:: Problem statement ::
Report, as a bare number, how many lines contain the string "this".

:: Extracted data ::
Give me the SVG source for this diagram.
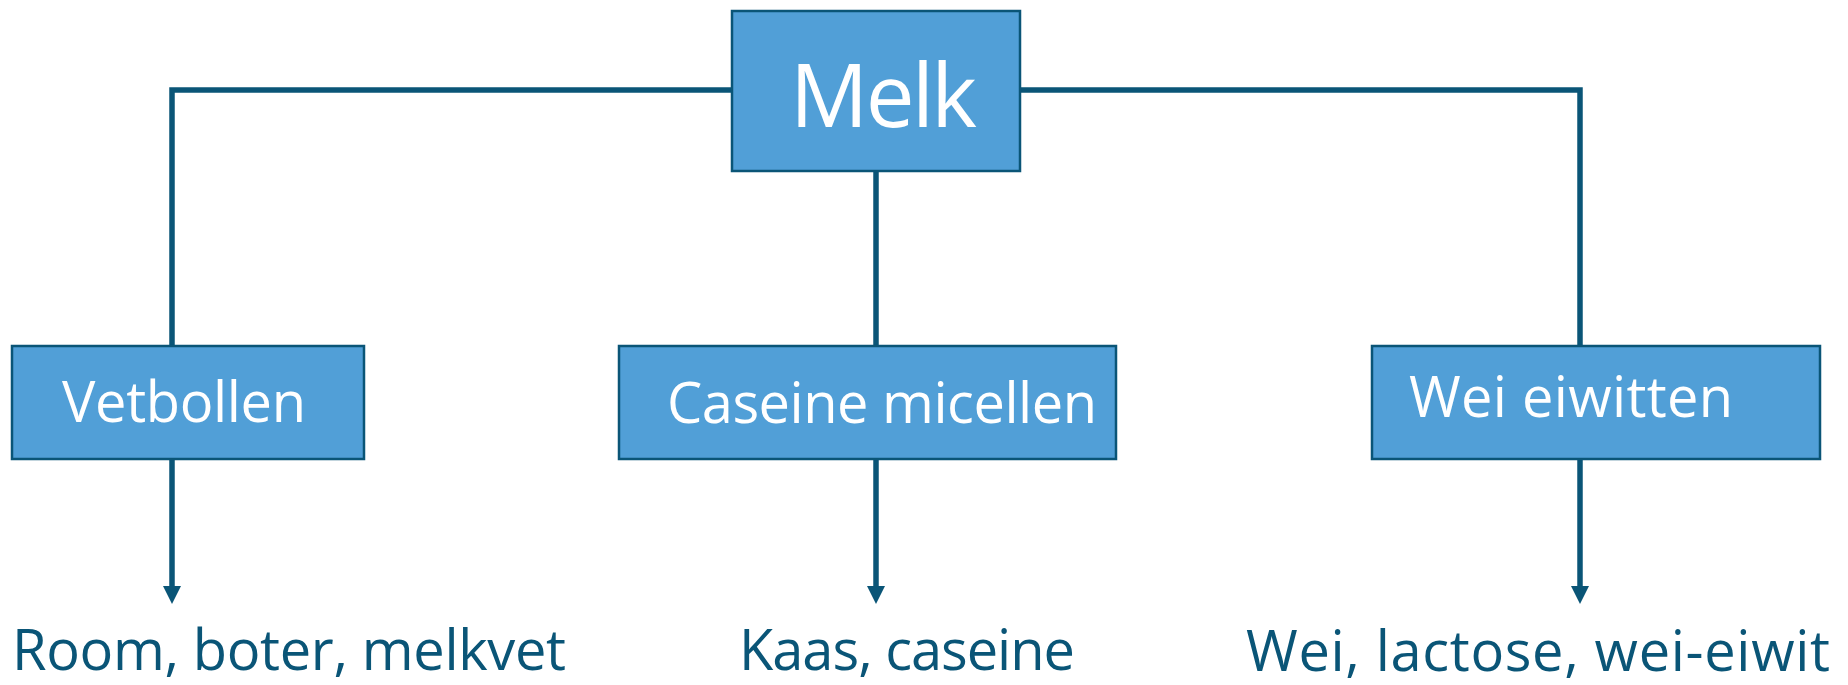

...

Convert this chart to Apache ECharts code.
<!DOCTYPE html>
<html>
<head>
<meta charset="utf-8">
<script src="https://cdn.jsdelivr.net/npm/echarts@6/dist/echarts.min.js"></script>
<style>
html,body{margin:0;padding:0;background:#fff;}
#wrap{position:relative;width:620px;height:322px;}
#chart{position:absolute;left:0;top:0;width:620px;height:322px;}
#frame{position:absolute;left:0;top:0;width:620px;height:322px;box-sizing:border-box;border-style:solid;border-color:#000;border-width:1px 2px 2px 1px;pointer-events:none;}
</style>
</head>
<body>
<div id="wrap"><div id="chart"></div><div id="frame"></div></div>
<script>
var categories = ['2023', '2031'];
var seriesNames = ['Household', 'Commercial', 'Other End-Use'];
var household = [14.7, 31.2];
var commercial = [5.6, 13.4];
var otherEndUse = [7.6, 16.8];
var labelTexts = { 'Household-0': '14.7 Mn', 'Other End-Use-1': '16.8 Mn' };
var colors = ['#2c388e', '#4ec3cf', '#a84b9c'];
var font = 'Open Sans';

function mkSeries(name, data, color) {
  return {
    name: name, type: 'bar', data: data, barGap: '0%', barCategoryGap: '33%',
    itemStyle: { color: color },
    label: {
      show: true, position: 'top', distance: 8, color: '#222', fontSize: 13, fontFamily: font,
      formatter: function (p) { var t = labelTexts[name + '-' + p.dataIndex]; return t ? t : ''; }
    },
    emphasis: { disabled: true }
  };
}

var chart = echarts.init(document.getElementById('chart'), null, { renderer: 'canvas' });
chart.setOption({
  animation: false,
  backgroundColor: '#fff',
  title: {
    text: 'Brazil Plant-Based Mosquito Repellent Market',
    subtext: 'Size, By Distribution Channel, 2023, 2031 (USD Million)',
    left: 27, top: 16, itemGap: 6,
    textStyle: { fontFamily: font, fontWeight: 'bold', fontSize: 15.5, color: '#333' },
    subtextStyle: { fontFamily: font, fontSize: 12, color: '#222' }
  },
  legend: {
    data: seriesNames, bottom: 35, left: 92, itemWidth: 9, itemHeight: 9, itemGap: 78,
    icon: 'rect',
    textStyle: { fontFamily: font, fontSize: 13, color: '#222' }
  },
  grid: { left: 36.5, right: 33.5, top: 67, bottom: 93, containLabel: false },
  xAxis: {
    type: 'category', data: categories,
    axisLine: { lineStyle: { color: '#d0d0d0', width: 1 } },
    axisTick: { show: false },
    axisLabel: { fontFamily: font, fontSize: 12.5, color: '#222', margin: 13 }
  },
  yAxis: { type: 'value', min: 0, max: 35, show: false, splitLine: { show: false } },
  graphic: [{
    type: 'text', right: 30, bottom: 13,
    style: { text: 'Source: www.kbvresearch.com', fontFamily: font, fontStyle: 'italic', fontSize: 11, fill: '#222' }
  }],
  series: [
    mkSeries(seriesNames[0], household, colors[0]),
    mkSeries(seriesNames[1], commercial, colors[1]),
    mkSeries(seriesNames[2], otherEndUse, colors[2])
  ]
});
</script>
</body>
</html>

:: Task response ::
2